Most of the 3,400 known archaeological monuments in County Donegal on the Record of Monuments & Places protected under the National Monuments Acts (1930-2004) are in private ownership.
The aims of this free seminar are to: (i) raise awareness of County Donegal’s archaeological heritage, (ii) outline the statutory protection afforded archaeological monuments and objects, (iii) provide advice to, and highlight the role of, landowners and communities in caring for and conserving our archaeological heritage, and (iv) promote best practice in the management of archaeological heritage sites and objects.
The event is aimed at landowners, heritage groups, historical societies, community groups, ‘Tidy Towns’ committees, farmers, archaeologists, planners, engineers, architects, local authority staff and anyone who has an interest in our archaeological heritage.
Guest speakers at the free seminar will include:
• Pauline Gleeson, Senior Archaeologist, National Monuments Service, Department of Arts, Heritage & the Gaeltacht who will outline the protection afforded archaeological monuments and requirements under the National Monuments Acts;
• Eamonn Kelly, Keeper of Irish Antiquities, National Museum of Ireland who will discuss the role of the National Museum as regards the preservation and conservation of archaeological artefacts and advise on what to do if you discover an archaeological object;
• Connie Kelleher, Underwater Archaeology Unit, National Monuments Service, Department of Arts, Heritage & the Gaeltacht who will give a presentation on the underwater archaeology (such as shipwrecks) off the County Donegal coast and how best to protect and manage our underwater cultural heritage;
• Ian Doyle, Head of Conservation, The Heritage Council who will talk about the role of community engagement with our archaeological heritage and the support provided by The Heritage Council; and
• Judith McCarthy, Curator & Caroline Carr, Assistant Curator, Donegal County Museum, Donegal County Council who will discuss the role of the Donegal County Museum in collecting, preserving, recording and displaying our archaeological heritage.
There will be short accounts of archaeological heritage initiatives by local community groups interspersed with the main presentations including Paula Harvey on Doon Fort, Bríd Ward on the Franciscan Friary in Ballysaggart and Marius Ó hEarcáin & Patricia Stratford on Carrickabraghy Castle in Inishowen.
The free seminar will conclude with an open questions-and-answers session with the guest speakers. The seminar is an action of the County Donegal Heritage Plan and is funded by Donegal County Council and The Heritage Council.

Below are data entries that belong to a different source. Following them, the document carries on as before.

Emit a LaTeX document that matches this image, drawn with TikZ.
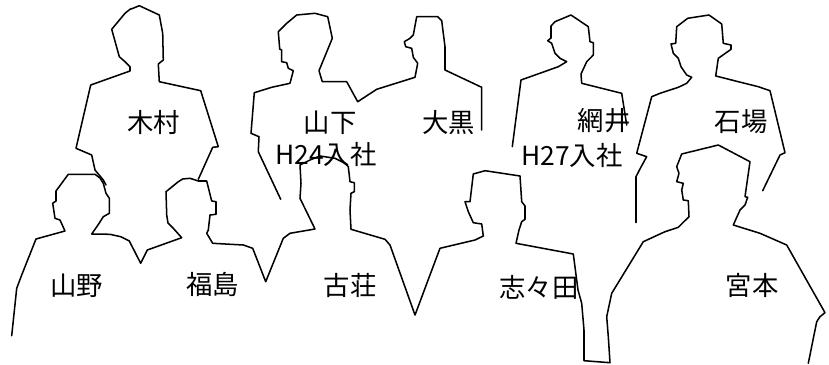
\documentclass[tikz,border=0pt]{standalone}
\usepackage{fontspec}
\setmainfont{Noto Sans CJK JP}
\begin{document}
\begin{tikzpicture}[x=0.03cm, y=-0.03cm,
    silhouette/.style={line width=1.3pt, line join=round, line cap=round},
    person/.style={inner sep=0pt, font=\fontsize{22.5}{26}\selectfont}]
    \useasboundingbox (0,0) rectangle (829,365);
    % back row
    \draw[silhouette] (106,185) -- (103.3,180) -- (95,170) -- (91.7,155) -- (76,148.3) -- (90.7,85) -- (130,71) -- (130,66.7) -- (125,61.7) -- (119.3,56.7) -- (111.7,29.3) -- (125,13.3) -- (130,9.3) -- (133,8.3) -- (139.3,5.7) -- (159.3,15) -- (162.7,33.3) -- (163.3,60) -- (158.3,64) -- (159.3,81.7) -- (200.7,90.7) -- (218.3,146.7) -- (212.7,147.3) -- (198.3,179.3);
    \draw[silhouette] (280.7,199.3) -- (258.3,151.7) -- (259,136.7) -- (251,133.3) -- (254.3,92.7) -- (271.7,87.3) -- (290,83.3) -- (293.3,70.7) -- (288.3,68.3) -- (286.7,62.7) -- (281.7,61.7) -- (281.7,50) -- (279.7,49) -- (278.3,31.7) -- (286.7,23.3) -- (296.7,15) -- (315,13.3) -- (327.7,16.7) -- (332.3,38.3) -- (319,70.7) -- (322.3,81.7) -- (346.7,81.7) -- (357.7,101.7) -- (376.7,89.3) -- (415,77.3) -- (417.7,63.3) -- (413.3,57.3) -- (411.7,48.3) -- (405.7,46.7) -- (404.3,41.7) -- (410,38.3) -- (413.3,35) -- (416.7,16.7) -- (437.7,16.7) -- (441.7,20.7) -- (445,46.7) -- (445,70) -- (481.7,87.3) -- (481.7,130);
    \draw[silhouette] (512.3,146.7) -- (521,80) -- (558.3,66.7) -- (566.7,61.7) -- (560,58.3) -- (555,53.3) -- (551.7,43.3) -- (547.7,40.7) -- (551,38) -- (551,26) -- (555,21.7) -- (571,15) -- (588.3,26.7) -- (590,41.7) -- (593.3,42.7) -- (593.3,55) -- (586.7,61.7) -- (581,74) -- (581.7,83.3) -- (621.7,93.3) -- (626.7,125);
    \draw[silhouette] (636,222.7) -- (636,176.7) -- (641,167) -- (646.7,156.7) -- (636.7,153.3) -- (651.7,96.7) -- (660,93.3) -- (678.3,87.3) -- (686.7,83.3) -- (691.7,77.3) -- (686.7,75) -- (681,66.7) -- (678.3,58.3) -- (673.3,53.3) -- (671,44) -- (675.7,43.3) -- (676.7,26.7) -- (687.7,18.3) -- (709,15) -- (721.7,24) -- (723.3,43.3) -- (731,45) -- (731,49.3) -- (718.3,58.3) -- (715.7,76) -- (758.3,86.7) -- (770,90.7) -- (785,152.7) -- (780,155) -- (762.7,190.7);
    % front row
    \draw[silhouette] (11.7,335.7) -- (16.7,288.3) -- (21.7,275) -- (36,239) -- (65,231) -- (60,220) -- (55,218.3) -- (52.7,203.3) -- (56,201) -- (56,191) -- (68.3,174.3) -- (95,174.3) -- (100,178) -- (103.3,183.3) -- (106,193.3) -- (109.3,198.3) -- (109.3,213.3) -- (103.3,216.7) -- (98,225) -- (91.7,234) -- (110,234.3) -- (120.7,236.7) -- (129.3,241) -- (140.7,263.3) -- (147.3,250) -- (181.7,237.7) -- (173.3,228.3) -- (168,223) -- (166.7,215) -- (166,191.7) -- (178.3,181.7) -- (182.7,179) -- (190,178.3) -- (198.3,181) -- (206.7,181) -- (211.7,201) -- (216,201.7) -- (216,214.3) -- (210,215) -- (208.3,230) -- (206.7,233.3) -- (212.7,243.3) -- (243.3,245) -- (252.7,248.3) -- (265.7,281.7) -- (283.3,238.3) -- (290,233.3) -- (315,229) -- (300,198.3) -- (301,183.3) -- (300,165) -- (310,160) -- (320,156) -- (335,158.3) -- (345,163.3) -- (348.3,166.7) -- (350,181.7) -- (354.3,182.7) -- (354.3,191.7) -- (351,193.3) -- (350,210) -- (351,229.3) -- (385,239.3) -- (390,245) -- (415,315) -- (440,248.3) -- (475,240) -- (483.3,236) -- (481.7,224) -- (473.3,222.7) -- (468.3,211.7) -- (465,201.7) -- (470,201.7) -- (473.3,174) -- (485,170.7) -- (520,176) -- (521.7,201.7) -- (525,206) -- (525,219.3) -- (521.7,221.7) -- (519,230) -- (516,243.3) -- (573.3,254) -- (578,290) -- (581.7,303.3) -- (584,330) -- (584,360.7) -- (610,362.7) -- (608.3,336.7) -- (606.7,316.7) -- (611.7,293.3) -- (643.3,241.7) -- (665,231.7) -- (678.3,227.3) -- (689,216.7) -- (688.3,200.7) -- (683.3,200) -- (681.7,190) -- (683.3,183.3) -- (676.7,181.7) -- (679,173.3) -- (676.7,166.7) -- (681.7,154) -- (718.3,145) -- (750,161.7) -- (745,196.7) -- (747.7,197.3) -- (745,205) -- (740,210) -- (733.3,225) -- (760,233.3) -- (786.7,245) -- (825,312.7) -- (820,316.7) -- (816.7,321.7) -- (808.3,363.3);
    % names
    \node[person] (kimura) at (153.5,122.5) {木村};
    \node[person] (yamashita) at (330,122.5) {山下};
    \node[person] (yamashitaYear) at (326,154) {H24入社};
    \node[person] (oguro) at (448.5,122.5) {大黒};
    \node[person] (amii) at (604,121) {網井};
    \node[person] (amiiYear) at (572,155) {H27入社};
    \node[person] (ishiba) at (741,122) {石場};
    \node[person] (yamano) at (76.5,286) {山野};
    \node[person] (fukushima) at (212.5,284.5) {福島};
    \node[person] (kosho) at (350,285) {古荘};
    \node[person] (shida) at (539,287) {志々田};
    \node[person] (miyamoto) at (752,285) {宮本};
\end{tikzpicture}
\end{document}
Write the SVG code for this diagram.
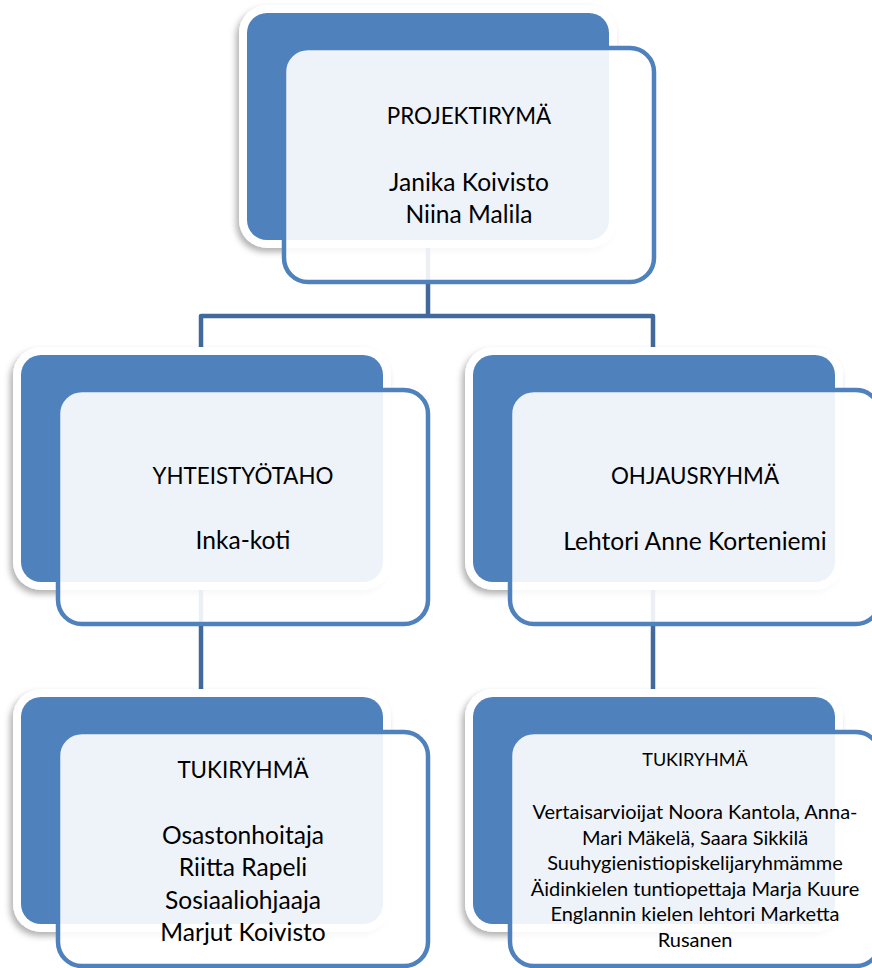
<svg xmlns="http://www.w3.org/2000/svg" width="872" height="968" viewBox="0 0 872 968">
<defs>
<filter id="sh" x="-10%" y="-10%" width="120%" height="125%">
<feDropShadow dx="-3" dy="4" stdDeviation="3" flood-color="#000" flood-opacity="0.3"/>
</filter>
<style>
.conn{fill:none;stroke:#41699B;stroke-width:4.5;stroke-linejoin:round}
.outer{fill:#fff;filter:url(#sh)}
.back{fill:#4F81BD}
.front{fill:#fff;fill-opacity:0.9;stroke:#4F81BD;stroke-width:4.5}
text{font-family:Lato,"Open Sans",sans-serif;fill:#000;text-anchor:middle}
.h{font-size:22.4px}
.t{font-size:24.6px}
.hs{font-size:18px}
.s{font-size:20px}
</style>
</defs>
<rect width="872" height="968" fill="#fff"/>
<g id="connectors">
<path class="conn" d="M428,240 V316 M201,355 V316 H653 V355"/>
<path class="conn" d="M201,582 V697 M653,582 V697"/>
</g>
<g id="projektiryma">
<rect class="outer" x="239" y="5" width="378" height="243" rx="28"/>
<rect class="back" x="247" y="13" width="362" height="227" rx="20"/>
<rect class="front" x="284" y="48" width="370" height="234" rx="24"/>
<text class="h" x="469" y="124">PROJEKTIRYMÄ</text>
<text class="t" x="469" y="191">Janika Koivisto</text>
<text class="t" x="469" y="223">Niina Malila</text>
</g>
<g id="yhteistyotaho">
<rect class="outer" x="13" y="347" width="378" height="243" rx="28"/>
<rect class="back" x="21" y="355" width="362" height="227" rx="20"/>
<rect class="front" x="58" y="390" width="370" height="234" rx="24"/>
<text class="h" x="243" y="484">YHTEISTYÖTAHO</text>
<text class="t" x="243" y="549">Inka-koti</text>
</g>
<g id="ohjausryhma">
<rect class="outer" x="465" y="347" width="378" height="243" rx="28"/>
<rect class="back" x="473" y="355" width="362" height="227" rx="20"/>
<rect class="front" x="510" y="390" width="370" height="234" rx="24"/>
<text class="h" x="695" y="484">OHJAUSRYHMÄ</text>
<text class="t" x="695" y="550">Lehtori Anne Korteniemi</text>
</g>
<g id="tukiryhma-left">
<rect class="outer" x="13" y="689" width="378" height="243" rx="28"/>
<rect class="back" x="21" y="697" width="362" height="227" rx="20"/>
<rect class="front" x="58" y="732" width="370" height="234" rx="24"/>
<text class="h" x="243" y="778">TUKIRYHMÄ</text>
<text class="t" x="243" y="844">Osastonhoitaja</text>
<text class="t" x="243" y="876">Riitta Rapeli</text>
<text class="t" x="243" y="909">Sosiaaliohjaaja</text>
<text class="t" x="243" y="941">Marjut Koivisto</text>
</g>
<g id="tukiryhma-right">
<rect class="outer" x="465" y="689" width="378" height="243" rx="28"/>
<rect class="back" x="473" y="697" width="362" height="227" rx="20"/>
<rect class="front" x="510" y="732" width="370" height="234" rx="24"/>
<text class="hs" x="695" y="766">TUKIRYHMÄ</text>
<text class="s" x="695" y="819">Vertaisarvioijat Noora Kantola, Anna-</text>
<text class="s" x="695" y="845">Mari Mäkelä, Saara Sikkilä</text>
<text class="s" x="695" y="870">Suuhygienistiopiskelijaryhmämme</text>
<text class="s" x="695" y="896">Äidinkielen tuntiopettaja Marja Kuure</text>
<text class="s" x="695" y="921">Englannin kielen lehtori Marketta</text>
<text class="s" x="695" y="947">Rusanen</text>
</g>
</svg>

The seminar is free and open to everyone but places are limited so early booking is advised. If you would like to book a place at the ‘Lost & Found’ seminar, contact the Donegal County Museum on (074) 912 4613 or by e-mail at: firstname.lastname@example.org
Photo 1 caption:
People attending the ‘Heritage Week’ event at Doon Fort, Loughadoon in August 2013. Archaeologist Paula Harvey will be speaking about the significance of Doon Fort at the free archaeological heritage seminar in the Regional Cultural Centre, Letterkenny on Saturday, June 14.
Photo 2 caption:
The fifteenth-century Franciscan Friary at Ballysaggart that is undergoing restoration through an initiative led by a local community group with support from The Heritage Council. The Franciscan Friary is a Recorded Monument protected under the National Monuments Acts.
Photo 3 caption:
The Donegal County Museum is a designated museum which means that it is legally entitled to retain objects on behalf of the State under the National Cultural Institutions Act (1997) and the National Monuments (Amendment) Act 1994.
Photo 4 caption:
Grianan of Aileach is a National Monument in the care of the Office of Public Works however most of the 3,400 known archaeological monuments in County Donegal on the Record of Monuments & Places protected under the National Monuments Acts (1930-2004) are in private ownership.